Calls for a boycott of a prominent Turkish author of Jewish descent over Israel's assault in Gaza have been denounced by politicians in Turkey as a "hate crime."
Turkey has taken a lead in denouncing the Israeli operation to stop rocket fire from Gaza, which Prime Minister Recep Tayyip Erdogan has hyperbolically termed as a "genocide".
But the government insists that the criticism is against Israel's policies and is not in any way anti-Semitic.
A social media campaign for a boycott of Israeli products sparked a storm of criticism on Thursday after there were calls to include works by acclaimed Turkish-Jewish novelist Mario Levi.
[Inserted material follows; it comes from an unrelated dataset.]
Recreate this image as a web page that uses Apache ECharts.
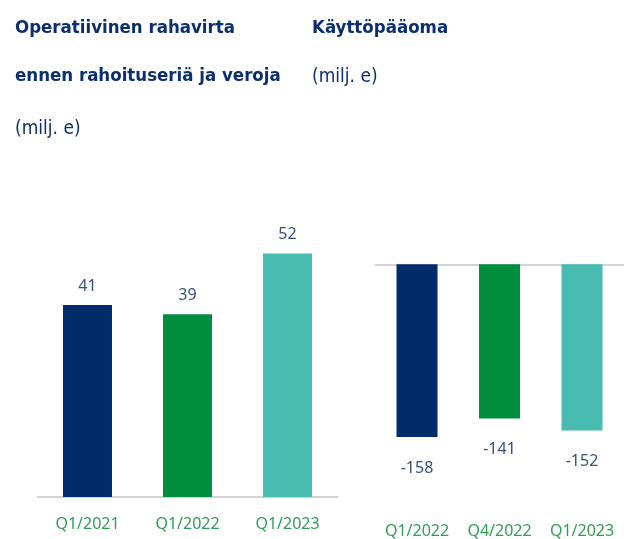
<!DOCTYPE html>
<html>
<head>
<meta charset="utf-8">
<script src="https://cdn.jsdelivr.net/npm/echarts@6/dist/echarts.min.js"></script>
<style>
  html, body { margin: 0; padding: 0; background: #fff; }
  #main { width: 629px; height: 539px; }
</style>
</head>
<body>
<div id="main"></div>
<script>
// operatiivinen rahavirta
var cashQuarters = ['Q1/2021', 'Q1/2022', 'Q1/2023'];
var cashValues = [41, 39, 52];
// kayttopaaoma
var wcQuarters = ['Q1/2022', 'Q4/2022', 'Q1/2023'];
var wcValues = [-158, -141, -152];

var barColors = ['#002d6a', '#008e3e', '#48bcb0'];
var navy = '#0b2f6c';
var labelFont = 'Noto Sans';
var titleFont = '"DejaVu Sans Condensed", "Liberation Sans Narrow", Roboto, sans-serif';

function coloured(values) {
    return values.map(function (v, i) {
        return { value: v, itemStyle: { color: barColors[i] } };
    });
}

var chart = echarts.init(document.getElementById('main'), null, { renderer: 'canvas' });

var option = {
    animation: false,
    title: [
        {
            text: 'Operatiivinen rahavirta\nennen rahoituseriä ja veroja',
            subtext: '(milj. e)',
            left: 10, top: -1,
            itemGap: 14,
            textStyle: { fontFamily: titleFont, fontWeight: 'bold', fontSize: 18.5, color: navy, lineHeight: 48 },
            subtextStyle: { fontFamily: titleFont, fontSize: 19, color: navy, lineHeight: 30 }
        },
        {
            text: 'Käyttöpääoma',
            subtext: '(milj. e)',
            left: 307, top: -1,
            itemGap: 10,
            textStyle: { fontFamily: titleFont, fontWeight: 'bold', fontSize: 18.5, color: navy, lineHeight: 48 },
            subtextStyle: { fontFamily: titleFont, fontSize: 19, color: navy, lineHeight: 30 }
        }
    ],
    grid: [
        { left: 37.5, width: 300, top: 216, height: 281 },
        { left: 375.75, width: 247.5, top: 264.3, height: 219 }
    ],
    xAxis: [
        {
            type: 'category', gridIndex: 0, data: cashQuarters,
            axisLine: { lineStyle: { color: '#d3d3d3', width: 2 } },
            axisTick: { show: false },
            axisLabel: { color: '#2f9e55', fontFamily: labelFont, fontSize: 16, margin: 19 }
        },
        {
            type: 'category', gridIndex: 1, data: wcQuarters, position: 'top',
            axisLine: { onZero: false, lineStyle: { color: '#d3d3d3', width: 2 } },
            axisTick: { show: false },
            axisLabel: { show: false }
        },
        {
            type: 'category', gridIndex: 1, data: wcQuarters, position: 'bottom',
            axisLine: { show: false, onZero: false },
            axisTick: { show: false },
            axisLabel: { color: '#2f9e55', fontFamily: labelFont, fontSize: 16, margin: 40, interval: 0, hideOverlap: false }
        }
    ],
    yAxis: [
        { type: 'value', gridIndex: 0, min: 0, max: 60, show: false },
        { type: 'value', gridIndex: 1, min: -200, max: 0, show: false }
    ],
    series: [
        {
            type: 'bar', xAxisIndex: 0, yAxisIndex: 0,
            barWidth: 49,
            data: coloured(cashValues),
            label: { show: true, position: 'top', distance: 11, color: '#34507f', fontFamily: labelFont, fontSize: 16 }
        },
        {
            type: 'bar', xAxisIndex: 2, yAxisIndex: 1,
            barWidth: 41,
            data: coloured(wcValues),
            label: { show: true, position: 'bottom', distance: 23, color: '#34507f', fontFamily: labelFont, fontSize: 16 }
        }
    ]
};

chart.setOption(option);
window.addEventListener('resize', chart.resize);
</script>
</body>
</html>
Culture Minister Omer Celik described the "provocations" against Levi as "hate crime", while warning Turkish citizens against taking out their anger on the country's 17,00 strong Jewish community.
"...Provacations against Mario Levi, a brilliant author of Turkish (literature), are completely wrong. They are hate crimes," he wrote on Twitter.
Finance Minister Mehmet Simsek denounced the attacks against Levi as "an eclipse of reason."
Footballer-turned-MP, Hakan Sukur, wrote on Twitter: "If people launch a campaign to boycott a writer like Mario Levi for his beliefs, this is a hate crime to say the least."
The Istanbul-born Levi, 57, has penned more than 10 novels, most notably the 1999 novel "Istanbul was a Fairy Tale".
Levi himself expressed his sorrow over the Palestinian civilians killed during Israel's military operation in the Gaza Strip, as well as his regret over the campaign against him.
"Words are not enough to tell how much the tragic war in Gaza and the death of innocent children is breaking my heart. I can't believe I have experienced something like this in the country that I love to my bones," Levi said.
Turkey has seen a rise in anti-Semitism in recent years, with many young Jews choosing to leave the country as a result.
And despite official denials, many say the Islamist-led government of Prime Minister Recep Tayyip Erdogan is actively fanning the flames of hatred.
Two weeks ago, the mayor of Ankara - a prominent member of Erdogan's AKP party - openly supported a prominent pop singer who praised Hitler.
Erdogan, who has dominated politics in Turkey for over a decade, is himself well-known for angry outbursts against the Jewish state.
He has in the past accused Israel of leading a "conspiracy" to overthrow his government, and in a recent heated exchange with a Turkish opposition activist referred to his opponent as "Israeli sperm".
In 1998, during his term as mayor of Istanbul at the time, Erdogan stated at a public rally that "the Jews have begun to crush the Muslims in Palestine, in the name of Zionism. Today, the image of the Jews is no different than that of the Nazis."